Los rasgos de ciertas muertes que generan malestar, sufrimiento e indignación no son intercambiables. Uno de los hechos del Rosario Sangra fue el crimen de Fabricio Zulatto. En el juicio quedó claro que Fabricio, jugador de futsal de Newell’s, se había implicado en un caso de drogas. Pero este matiz no impuso que su muerte quedara justificada o naturalizada por eso. Generó ira y un reclamo masivo que otras muertes que ocurren en contextos de comercio de droga no acarrean.
Pero cuando lo despiadado se reitera, los acontecimientos se pueden convertir en asuntos públicos. Y en Rosario está ocurriendo. Contra lo que dijo el ministro de Seguridad de la Nación la violencia se lleva a gente no implicada en conflictos de las economías criminales. Desde el viernes fueron tres casos. Nunca sabemos la particular manera en que una muerte puede interpelar al Estado, exigir respuesta, ponerles límites. Remitir a una realidad social evidente que, providencialmente, en Rosario no explotó.
A veces lo que pasa en un territorio degradado o suburbano puede producir una conmoción que deja a la política al borde del nocaut. Pasó con la masacre de Ingeniero Budge cuando la policía mató en el conurbano a tres jóvenes frente a un almacén y después los acusó de haberlos tiroteado lo que generó en el barrio, que conocía a los chicos y los sabía incapaces de disparar, un violento estallido. Pasó con el triple crimen de Villa Moreno donde también una trama comunitaria y política no permitió que se asociara a las víctimas como resultado de sus presuntas prácticas.
Joel Fernández enterró a su hermano Esteban este fin de semana. Antes le explicó a su sobrino de diez años lo que le pasó a su papá. Cuando este medio lo visitó dijo: “No podemos acostumbrarnos a esto, ni naturalizarlo, ni ser parte de una estadística. Mañana le puede tocar a cualquiera. Les pedimos a las autoridades que hagan algo con respecto a las personas que ingresan muy temprano a trabajar o que llegan muy tarde a su trabajo. Cuando salís no sabés si volvés a tu casa”.
No todos los casos son iguales. No toda la ciudad está bajo las mismas acechanzas.
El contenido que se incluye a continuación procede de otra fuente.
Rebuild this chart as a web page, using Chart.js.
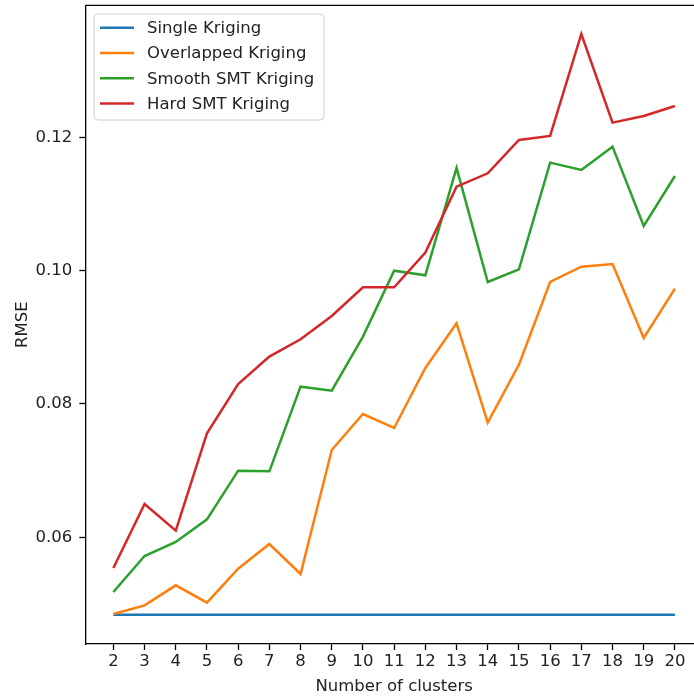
<!DOCTYPE html>
<html>
<head>
<meta charset="utf-8">
<script src="https://cdn.jsdelivr.net/npm/chart.js@4.4.0/dist/chart.umd.min.js"></script>
<style>
  html, body { margin: 0; padding: 0; background: #fff; overflow: hidden; }
  #wrap { width: 694px; height: 697px; overflow: hidden; position: relative; }
  canvas { display: block; }
</style>
</head>
<body>
<div id="wrap"><canvas id="c" width="720" height="697"></canvas></div>
<script>
const clusters = [2,3,4,5,6,7,8,9,10,11,12,13,14,15,16,17,18,19,20];
const singleKriging = [0.0484,0.0484,0.0484,0.0484,0.0484,0.0484,0.0484,0.0484,0.0484,0.0484,0.0484,0.0484,0.0484,0.0484,0.0484,0.0484,0.0484,0.0484,0.0484];
const overlappedKriging = [0.0485,0.0498,0.0528,0.0502,0.0553,0.0590,0.0545,0.0731,0.0785,0.0764,0.0854,0.0921,0.0772,0.0859,0.0983,0.1006,0.1010,0.0899,0.0973];
const smoothSMTKriging = [0.0518,0.0572,0.0593,0.0627,0.0700,0.0699,0.0826,0.0820,0.0901,0.1000,0.0993,0.1154,0.0983,0.1002,0.1162,0.1151,0.1186,0.1067,0.1142];
const hardSMTKriging = [0.0554,0.0650,0.0610,0.0756,0.0830,0.0871,0.0897,0.0932,0.0975,0.0975,0.1027,0.1126,0.1146,0.1196,0.1202,0.1355,0.1222,0.1232,0.1247];
const seriesNames = ["Single Kriging","Overlapped Kriging","Smooth SMT Kriging","Hard SMT Kriging"];
const yTickValues = [0.06,0.08,0.10,0.12];
const xAxisTitle = "Number of clusters";
const yAxisTitle = "RMSE";

const colors = ["#1f77b4","#ff7f0e","#2ca02c","#d62728"];
const FONT = "'DejaVu Sans', sans-serif";
const FS = 16.5;
const TEXT = "#222222";

const allSeries = [singleKriging, overlappedKriging, smoothSMTKriging, hardSMTKriging];
const datasets = allSeries.map((s, i) => ({
  label: seriesNames[i],
  data: clusters.map((x, j) => ({x: x, y: s[j]})),
  borderColor: colors[i],
  backgroundColor: colors[i],
  borderWidth: 2.5,
  pointRadius: 0,
  tension: 0,
  fill: false,
  order: 4 - i
}));

const framePlugin = {
  id: 'frame',
  afterDatasetsDraw(chart) {
    const ctx = chart.ctx, a = chart.chartArea;
    ctx.save();
    ctx.strokeStyle = '#000';
    ctx.lineWidth = 1.3;
    ctx.beginPath();
    ctx.moveTo(a.left, a.top); ctx.lineTo(a.right, a.top);
    ctx.moveTo(a.right, a.top); ctx.lineTo(a.right, a.bottom);
    ctx.stroke();
    ctx.restore();
  }
};

const legendPlugin = {
  id: 'mplLegend',
  afterDraw(chart) {
    const ctx = chart.ctx;
    const x0 = 94, y0 = 14, w = 230, h = 106, r = 4;
    ctx.save();
    ctx.beginPath();
    ctx.moveTo(x0 + r, y0);
    ctx.lineTo(x0 + w - r, y0); ctx.arcTo(x0 + w, y0, x0 + w, y0 + r, r);
    ctx.lineTo(x0 + w, y0 + h - r); ctx.arcTo(x0 + w, y0 + h, x0 + w - r, y0 + h, r);
    ctx.lineTo(x0 + r, y0 + h); ctx.arcTo(x0, y0 + h, x0, y0 + h - r, r);
    ctx.lineTo(x0, y0 + r); ctx.arcTo(x0, y0, x0 + r, y0, r);
    ctx.closePath();
    ctx.fillStyle = 'rgba(255,255,255,0.8)';
    ctx.fill();
    ctx.strokeStyle = '#d0d0d0';
    ctx.lineWidth = 1;
    ctx.stroke();
    ctx.font = FS + "px " + FONT;
    ctx.textBaseline = 'middle';
    ctx.textAlign = 'left';
    chart.data.datasets.forEach((d, i) => {
      const yy = 27.7 + i * 25.3;
      ctx.strokeStyle = d.borderColor;
      ctx.lineWidth = 2.5;
      ctx.beginPath();
      ctx.moveTo(100, yy); ctx.lineTo(134, yy);
      ctx.stroke();
      ctx.fillStyle = TEXT;
      ctx.fillText(d.label, 147, yy + 1);
    });
    ctx.restore();
  }
};

new Chart(document.getElementById('c'), {
  type: 'line',
  data: { datasets: datasets },
  options: {
    responsive: false,
    animation: false,
    layout: { padding: { top: 5.3, right: 17, left: 0, bottom: 0 } },
    plugins: { legend: { display: false }, tooltip: { enabled: false } },
    scales: {
      x: {
        type: 'linear',
        min: 1.1, max: 20.9,
        afterBuildTicks: s => { s.ticks = clusters.map(v => ({value: v})); },
        afterFit: s => { s.height = 53; s.paddingLeft = 0; s.paddingRight = 0; },
        grid: { drawOnChartArea: false, drawTicks: true, tickLength: 6, tickWidth: 1.3, tickColor: '#000' },
        border: { display: true, color: '#000', width: 1.3 },
        ticks: { color: TEXT, font: { family: FONT, size: FS }, padding: 2, maxRotation: 0, autoSkip: false,
                 callback: v => String(v) },
        title: { display: true, text: xAxisTitle, color: TEXT, font: { family: FONT, size: FS }, padding: { top: 0, bottom: 0 } }
      },
      y: {
        type: 'linear',
        min: 0.0440, max: 0.1398,
        afterBuildTicks: s => { s.ticks = yTickValues.map(v => ({value: v})); },
        afterFit: s => { s.width = 85.3; s.paddingTop = 0; s.paddingBottom = 0; },
        grid: { drawOnChartArea: false, drawTicks: true, tickLength: 6, tickWidth: 1.3, tickColor: '#000' },
        border: { display: true, color: '#000', width: 1.3 },
        ticks: { color: TEXT, font: { family: FONT, size: FS }, padding: 7, callback: v => v.toFixed(2) },
        title: { display: true, text: yAxisTitle, color: TEXT, font: { family: FONT, size: FS }, padding: { top: 13, bottom: 0 } }
      }
    }
  },
  plugins: [framePlugin, legendPlugin]
});
</script>
</body>
</html>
No todos los casos se convierten en una interpelación colectiva a los poderes formales. Pero cada vez muere más gente ajena a pleitos cruentos. Eso no es sin consecuencias y los poderes estatales, también la comunidad en lo que le toca, tienen que prepararse para dar una respuesta que será exigida masivamente en cualquier imprevisible momento. En Rosario la muerte violenta es un inmenso problema público.